* REQUIREMENTS
What lines of the data include the string "Output"? Copy them all.

* RECORDS SHOWN
★ ★ ★ ★ ★

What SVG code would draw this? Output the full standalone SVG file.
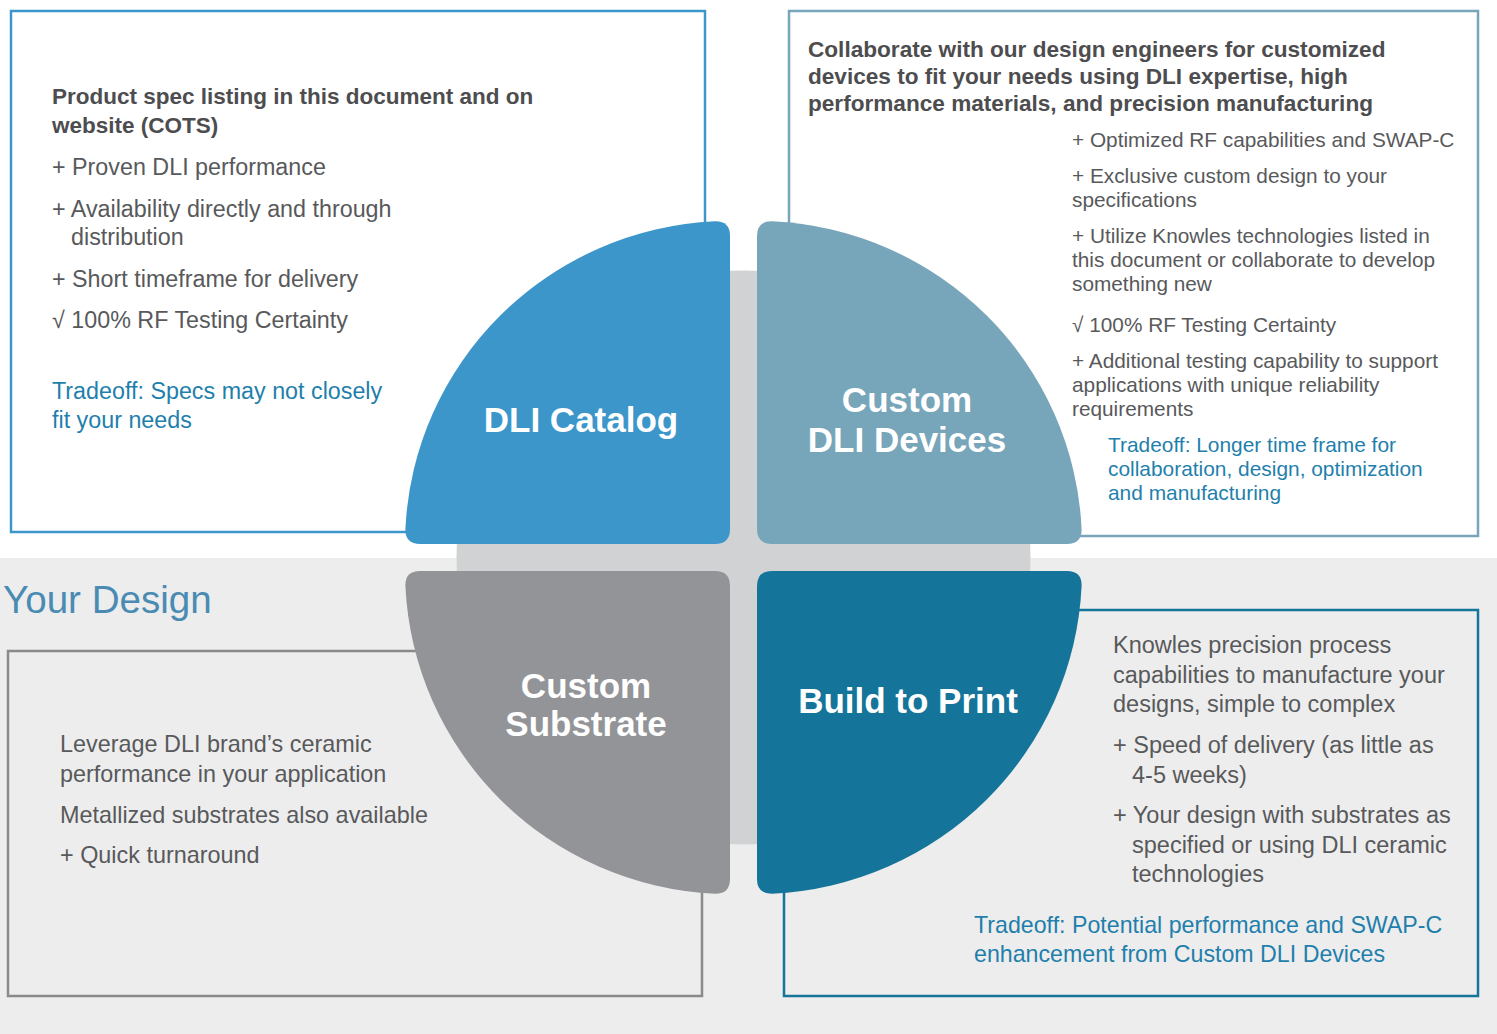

★ ★ ★ ★ ★

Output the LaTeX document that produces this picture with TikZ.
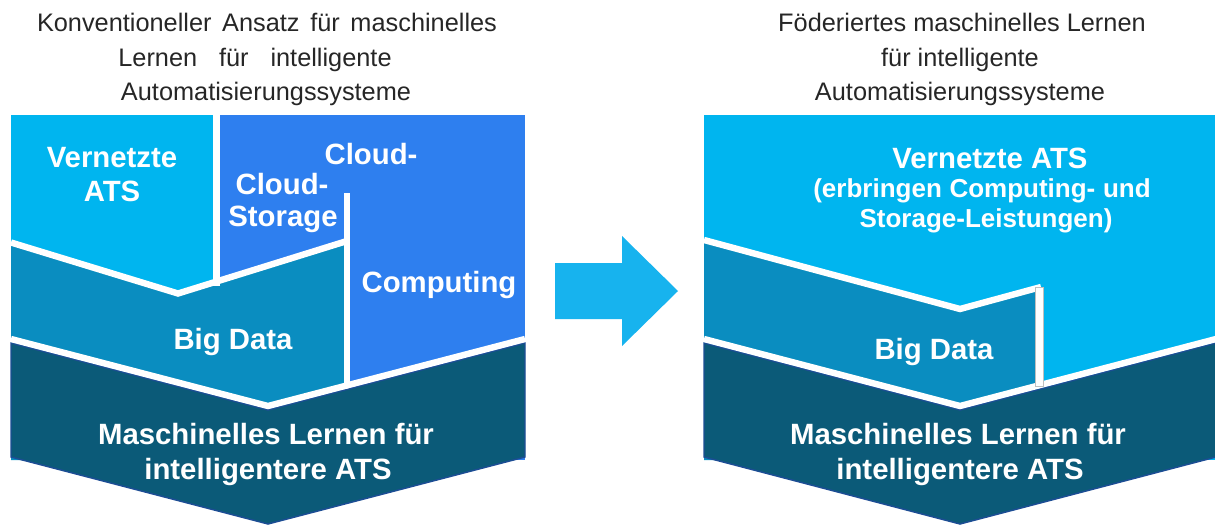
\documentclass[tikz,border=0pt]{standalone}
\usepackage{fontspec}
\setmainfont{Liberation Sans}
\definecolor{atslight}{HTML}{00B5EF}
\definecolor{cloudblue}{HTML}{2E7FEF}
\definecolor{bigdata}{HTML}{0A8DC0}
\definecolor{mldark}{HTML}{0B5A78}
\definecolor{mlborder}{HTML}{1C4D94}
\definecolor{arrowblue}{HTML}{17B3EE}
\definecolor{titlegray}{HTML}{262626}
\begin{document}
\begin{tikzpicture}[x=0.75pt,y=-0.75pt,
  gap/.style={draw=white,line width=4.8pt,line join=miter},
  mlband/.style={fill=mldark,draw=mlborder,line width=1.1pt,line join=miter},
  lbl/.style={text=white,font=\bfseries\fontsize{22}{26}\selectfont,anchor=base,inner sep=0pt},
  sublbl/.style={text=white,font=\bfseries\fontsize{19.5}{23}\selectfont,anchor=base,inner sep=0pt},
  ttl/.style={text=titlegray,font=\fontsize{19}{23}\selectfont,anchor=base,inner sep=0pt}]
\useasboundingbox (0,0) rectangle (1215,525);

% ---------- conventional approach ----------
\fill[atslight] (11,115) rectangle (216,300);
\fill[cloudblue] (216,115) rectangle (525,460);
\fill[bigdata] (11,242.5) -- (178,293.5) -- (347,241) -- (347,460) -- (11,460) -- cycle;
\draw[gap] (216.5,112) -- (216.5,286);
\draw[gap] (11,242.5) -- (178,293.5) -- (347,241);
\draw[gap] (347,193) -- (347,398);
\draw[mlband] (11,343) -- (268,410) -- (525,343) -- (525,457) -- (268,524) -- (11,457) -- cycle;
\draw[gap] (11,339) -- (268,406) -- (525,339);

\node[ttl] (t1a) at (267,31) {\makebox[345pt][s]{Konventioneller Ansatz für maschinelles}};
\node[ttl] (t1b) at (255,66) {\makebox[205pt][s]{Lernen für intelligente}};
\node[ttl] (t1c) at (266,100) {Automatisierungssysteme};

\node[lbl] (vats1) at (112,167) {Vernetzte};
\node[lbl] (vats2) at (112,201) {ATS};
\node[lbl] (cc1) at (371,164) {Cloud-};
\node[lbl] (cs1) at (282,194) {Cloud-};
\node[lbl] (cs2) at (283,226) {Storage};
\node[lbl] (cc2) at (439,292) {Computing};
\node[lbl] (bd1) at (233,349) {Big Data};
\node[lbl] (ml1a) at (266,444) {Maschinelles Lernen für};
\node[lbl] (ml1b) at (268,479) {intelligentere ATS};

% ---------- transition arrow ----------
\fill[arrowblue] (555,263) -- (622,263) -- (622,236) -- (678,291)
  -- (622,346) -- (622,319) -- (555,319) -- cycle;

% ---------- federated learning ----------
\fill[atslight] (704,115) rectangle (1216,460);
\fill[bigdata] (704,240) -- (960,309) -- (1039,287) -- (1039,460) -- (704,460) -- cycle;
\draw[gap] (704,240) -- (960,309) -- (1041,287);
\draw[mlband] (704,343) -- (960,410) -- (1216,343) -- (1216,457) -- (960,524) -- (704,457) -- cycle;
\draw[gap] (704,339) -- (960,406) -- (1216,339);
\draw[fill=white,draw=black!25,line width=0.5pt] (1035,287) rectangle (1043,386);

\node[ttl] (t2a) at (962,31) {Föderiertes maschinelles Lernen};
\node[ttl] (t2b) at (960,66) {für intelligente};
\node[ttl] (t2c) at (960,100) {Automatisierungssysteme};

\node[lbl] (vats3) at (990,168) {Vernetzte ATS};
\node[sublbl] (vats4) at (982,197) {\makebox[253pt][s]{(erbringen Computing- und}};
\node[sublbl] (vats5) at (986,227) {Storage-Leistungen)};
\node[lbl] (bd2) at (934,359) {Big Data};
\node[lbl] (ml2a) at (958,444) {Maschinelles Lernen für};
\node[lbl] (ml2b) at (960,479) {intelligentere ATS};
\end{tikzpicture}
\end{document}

★ ★ ★ ★ ★

* RESULT
What SVG code would draw this? Output the full standalone SVG file.
Output the LaTeX document that produces this picture with TikZ.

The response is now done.